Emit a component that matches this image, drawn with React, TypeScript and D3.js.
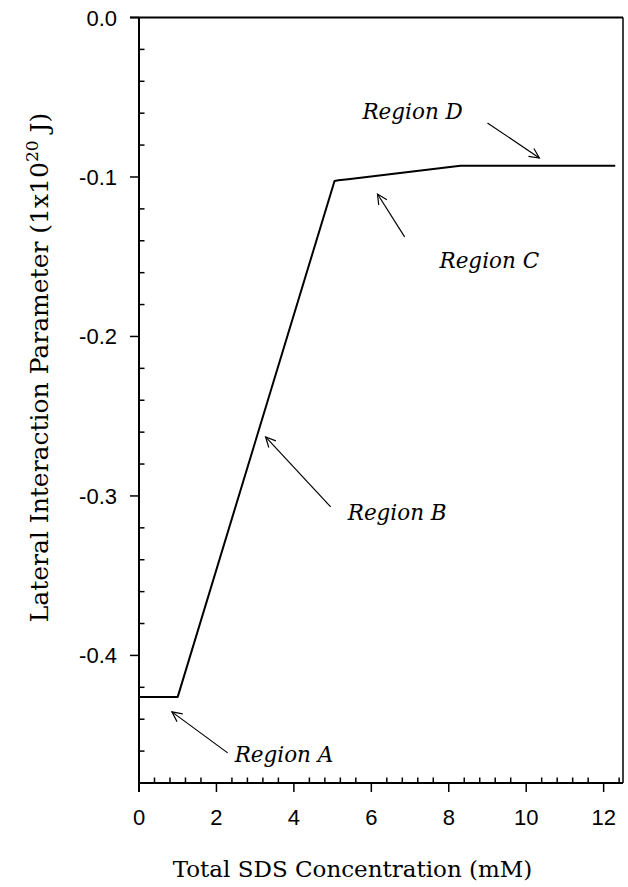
import React from "react";
import * as d3 from "d3";

// SDS concentration (mM) and lateral interaction parameter (1e-20 J)
const concentration = [0, 1.0, 5.05, 5.15, 5.4, 8.3, 12.3];
const lateralParam = [-0.426, -0.426, -0.1025, -0.102, -0.1014, -0.093, -0.093];

const xMajorTicks = [0, 2, 4, 6, 8, 10, 12];
const yMajorTicks = [0.0, -0.1, -0.2, -0.3, -0.4];
const yTickLabels = ["0.0", "-0.1", "-0.2", "-0.3", "-0.4"];

// Region annotations in data units: label anchor, arrow tail, arrow tip
const regionLabels = ["Region A", "Region B", "Region C", "Region D"];
const regionText = [
  [2.47, -0.4668],
  [5.39, -0.315],
  [7.76, -0.157],
  [5.77, -0.0636],
];
const regionArrowFrom = [
  [2.29, -0.4611],
  [4.95, -0.3069],
  [6.86, -0.1376],
  [9.0, -0.0661],
];
const regionArrowTo = [
  [0.85, -0.4354],
  [3.27, -0.263],
  [6.16, -0.1107],
  [10.34, -0.0881],
];

const W = 628;
const H = 887;
const left = 139;
const top = 17.5;
const right = 623;
const bottom = 783;

const serif = "'DejaVu Serif', serif";
const sans = "'Liberation Sans', Arial, sans-serif";

export default function App() {
  const x = d3.scaleLinear().domain([0, 12.5]).range([left, right]);
  const y = d3.scaleLinear().domain([-0.48, 0]).range([bottom, top]);

  const xMinor = d3.range(0, 12.5 + 1e-9, 0.4).filter(
    (v) => Math.abs(v / 2 - Math.round(v / 2)) > 1e-6
  );
  const yMinor = d3.range(0, 24).map((i) => -i * 0.02).filter(
    (v, i) => i % 5 !== 0 && v > -0.48 + 1e-9
  );

  const line = d3
    .line<number>()
    .x((_, i) => x(concentration[i]))
    .y((d) => y(d));

  const arrowHead = (x1: number, y1: number, x2: number, y2: number) => {
    const ang = Math.atan2(y2 - y1, x2 - x1);
    const len = 11;
    const spread = (26 * Math.PI) / 180;
    const a1 = ang + Math.PI - spread;
    const a2 = ang + Math.PI + spread;
    return `M${x2 + len * Math.cos(a1)},${y2 + len * Math.sin(a1)}L${x2},${y2}L${
      x2 + len * Math.cos(a2)
    },${y2 + len * Math.sin(a2)}`;
  };

  return (
    <svg width={W} height={H} style={{ position: "absolute", left: 0, top: 0 }}>
      <rect width={W} height={H} fill="#fff" />

      {/* frame */}
      <line x1={left - 9} x2={right} y1={top} y2={top} stroke="#000" strokeWidth={2} />
      <line x1={right} x2={right} y1={top} y2={bottom} stroke="#000" strokeWidth={1.5} />
      <line x1={left} x2={left} y1={top} y2={bottom + 9} stroke="#000" strokeWidth={2} />
      <line x1={left} x2={right} y1={bottom} y2={bottom} stroke="#000" strokeWidth={2} />

      {/* x ticks */}
      {xMajorTicks.map((v) => (
        <g key={"xt" + v}>
          <line x1={x(v)} x2={x(v)} y1={bottom} y2={bottom + 9} stroke="#000" strokeWidth={1.5} />
          <text
            x={x(v)}
            y={bottom + 42}
            textAnchor="middle"
            fontFamily={sans}
            fontSize={22}
          >
            {v}
          </text>
        </g>
      ))}
      {xMinor.map((v) => (
        <line key={"xm" + v} x1={x(v)} x2={x(v)} y1={bottom} y2={bottom - 5.5} stroke="#000" strokeWidth={1.5} />
      ))}

      {/* y ticks */}
      {yMajorTicks.map((v, i) => (
        <g key={"yt" + v}>
          <line x1={left - 9} x2={left} y1={y(v)} y2={y(v)} stroke="#000" strokeWidth={1.5} />
          <text
            x={left - 22}
            y={y(v) + 8}
            textAnchor="end"
            fontFamily={sans}
            fontSize={22}
          >
            {yTickLabels[i]}
          </text>
        </g>
      ))}
      {yMinor.map((v) => (
        <line key={"ym" + v} x1={left} x2={left + 5.5} y1={y(v)} y2={y(v)} stroke="#000" strokeWidth={1.5} />
      ))}

      {/* data curve */}
      <path d={line(lateralParam) ?? ""} fill="none" stroke="#000" strokeWidth={2} strokeLinejoin="round" />

      {/* region annotations */}
      {regionLabels.map((label, i) => {
        const x1 = x(regionArrowFrom[i][0]);
        const y1 = y(regionArrowFrom[i][1]);
        const x2 = x(regionArrowTo[i][0]);
        const y2 = y(regionArrowTo[i][1]);
        return (
          <g key={label}>
            <text
              x={x(regionText[i][0])}
              y={y(regionText[i][1])}
              fontFamily={serif}
              fontStyle="italic"
              fontSize={21.5}
            >
              {label}
            </text>
            <line x1={x1} y1={y1} x2={x2} y2={y2} stroke="#000" strokeWidth={1.2} />
            <path d={arrowHead(x1, y1, x2, y2)} fill="none" stroke="#000" strokeWidth={1.2} />
          </g>
        );
      })}

      {/* axis titles */}
      <text
        x={352.5}
        y={877}
        textAnchor="middle"
        fontFamily={serif}
        fontSize={23}
      >
        Total SDS Concentration (mM)
      </text>
      <text
        transform={`translate(48, ${(115 + 620) / 2}) rotate(-90)`}
        textAnchor="middle"
        fontFamily={serif}
        fontSize={25}
      >
        Lateral Interaction Parameter (1x10
        <tspan dy={-10} fontSize={17}>20</tspan>
        <tspan dy={10}> J)</tspan>
      </text>
    </svg>
  );
}
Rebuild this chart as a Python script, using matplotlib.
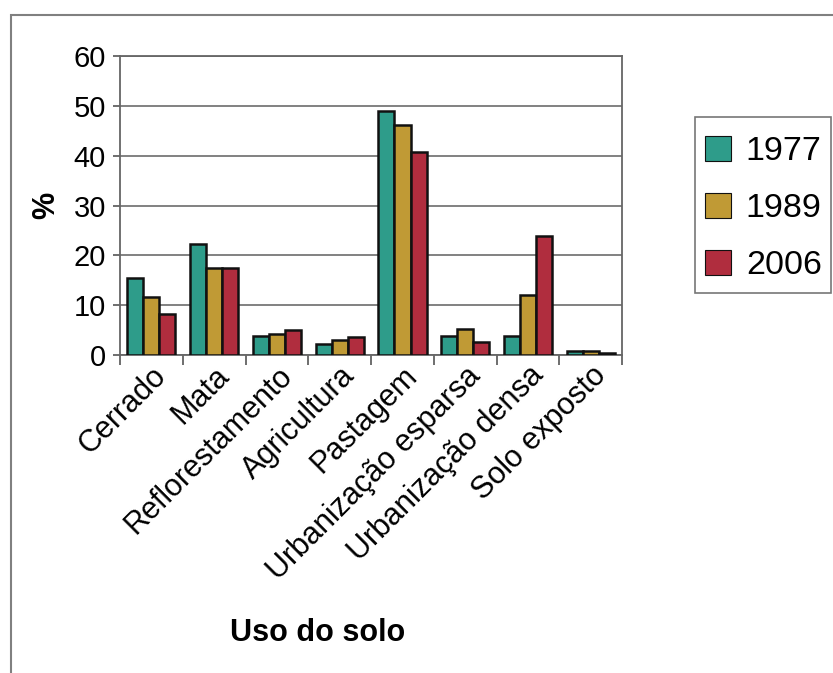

▸ **Work required**
Give every line back word for word and leave the pictures out.

▸ **Exercise result**
Emit a component that matches this image, drawn with React, TypeScript and D3.js.
import React from "react";
import * as d3 from "d3";

// SDS concentration (mM) and lateral interaction parameter (1e-20 J)
const concentration = [0, 1.0, 5.05, 5.15, 5.4, 8.3, 12.3];
const lateralParam = [-0.426, -0.426, -0.1025, -0.102, -0.1014, -0.093, -0.093];

const xMajorTicks = [0, 2, 4, 6, 8, 10, 12];
const yMajorTicks = [0.0, -0.1, -0.2, -0.3, -0.4];
const yTickLabels = ["0.0", "-0.1", "-0.2", "-0.3", "-0.4"];

// Region annotations in data units: label anchor, arrow tail, arrow tip
const regionLabels = ["Region A", "Region B", "Region C", "Region D"];
const regionText = [
  [2.47, -0.4668],
  [5.39, -0.315],
  [7.76, -0.157],
  [5.77, -0.0636],
];
const regionArrowFrom = [
  [2.29, -0.4611],
  [4.95, -0.3069],
  [6.86, -0.1376],
  [9.0, -0.0661],
];
const regionArrowTo = [
  [0.85, -0.4354],
  [3.27, -0.263],
  [6.16, -0.1107],
  [10.34, -0.0881],
];

const W = 628;
const H = 887;
const left = 139;
const top = 17.5;
const right = 623;
const bottom = 783;

const serif = "'DejaVu Serif', serif";
const sans = "'Liberation Sans', Arial, sans-serif";

export default function App() {
  const x = d3.scaleLinear().domain([0, 12.5]).range([left, right]);
  const y = d3.scaleLinear().domain([-0.48, 0]).range([bottom, top]);

  const xMinor = d3.range(0, 12.5 + 1e-9, 0.4).filter(
    (v) => Math.abs(v / 2 - Math.round(v / 2)) > 1e-6
  );
  const yMinor = d3.range(0, 24).map((i) => -i * 0.02).filter(
    (v, i) => i % 5 !== 0 && v > -0.48 + 1e-9
  );

  const line = d3
    .line<number>()
    .x((_, i) => x(concentration[i]))
    .y((d) => y(d));

  const arrowHead = (x1: number, y1: number, x2: number, y2: number) => {
    const ang = Math.atan2(y2 - y1, x2 - x1);
    const len = 11;
    const spread = (26 * Math.PI) / 180;
    const a1 = ang + Math.PI - spread;
    const a2 = ang + Math.PI + spread;
    return `M${x2 + len * Math.cos(a1)},${y2 + len * Math.sin(a1)}L${x2},${y2}L${
      x2 + len * Math.cos(a2)
    },${y2 + len * Math.sin(a2)}`;
  };

  return (
    <svg width={W} height={H} style={{ position: "absolute", left: 0, top: 0 }}>
      <rect width={W} height={H} fill="#fff" />

      {/* frame */}
      <line x1={left - 9} x2={right} y1={top} y2={top} stroke="#000" strokeWidth={2} />
      <line x1={right} x2={right} y1={top} y2={bottom} stroke="#000" strokeWidth={1.5} />
      <line x1={left} x2={left} y1={top} y2={bottom + 9} stroke="#000" strokeWidth={2} />
      <line x1={left} x2={right} y1={bottom} y2={bottom} stroke="#000" strokeWidth={2} />

      {/* x ticks */}
      {xMajorTicks.map((v) => (
        <g key={"xt" + v}>
          <line x1={x(v)} x2={x(v)} y1={bottom} y2={bottom + 9} stroke="#000" strokeWidth={1.5} />
          <text
            x={x(v)}
            y={bottom + 42}
            textAnchor="middle"
            fontFamily={sans}
            fontSize={22}
          >
            {v}
          </text>
        </g>
      ))}
      {xMinor.map((v) => (
        <line key={"xm" + v} x1={x(v)} x2={x(v)} y1={bottom} y2={bottom - 5.5} stroke="#000" strokeWidth={1.5} />
      ))}

      {/* y ticks */}
      {yMajorTicks.map((v, i) => (
        <g key={"yt" + v}>
          <line x1={left - 9} x2={left} y1={y(v)} y2={y(v)} stroke="#000" strokeWidth={1.5} />
          <text
            x={left - 22}
            y={y(v) + 8}
            textAnchor="end"
            fontFamily={sans}
            fontSize={22}
          >
            {yTickLabels[i]}
          </text>
        </g>
      ))}
      {yMinor.map((v) => (
        <line key={"ym" + v} x1={left} x2={left + 5.5} y1={y(v)} y2={y(v)} stroke="#000" strokeWidth={1.5} />
      ))}

      {/* data curve */}
      <path d={line(lateralParam) ?? ""} fill="none" stroke="#000" strokeWidth={2} strokeLinejoin="round" />

      {/* region annotations */}
      {regionLabels.map((label, i) => {
        const x1 = x(regionArrowFrom[i][0]);
        const y1 = y(regionArrowFrom[i][1]);
        const x2 = x(regionArrowTo[i][0]);
        const y2 = y(regionArrowTo[i][1]);
        return (
          <g key={label}>
            <text
              x={x(regionText[i][0])}
              y={y(regionText[i][1])}
              fontFamily={serif}
              fontStyle="italic"
              fontSize={21.5}
            >
              {label}
            </text>
            <line x1={x1} y1={y1} x2={x2} y2={y2} stroke="#000" strokeWidth={1.2} />
            <path d={arrowHead(x1, y1, x2, y2)} fill="none" stroke="#000" strokeWidth={1.2} />
          </g>
        );
      })}

      {/* axis titles */}
      <text
        x={352.5}
        y={877}
        textAnchor="middle"
        fontFamily={serif}
        fontSize={23}
      >
        Total SDS Concentration (mM)
      </text>
      <text
        transform={`translate(48, ${(115 + 620) / 2}) rotate(-90)`}
        textAnchor="middle"
        fontFamily={serif}
        fontSize={25}
      >
        Lateral Interaction Parameter (1x10
        <tspan dy={-10} fontSize={17}>20</tspan>
        <tspan dy={10}> J)</tspan>
      </text>
    </svg>
  );
}
Rebuild this chart as a Python script, using matplotlib.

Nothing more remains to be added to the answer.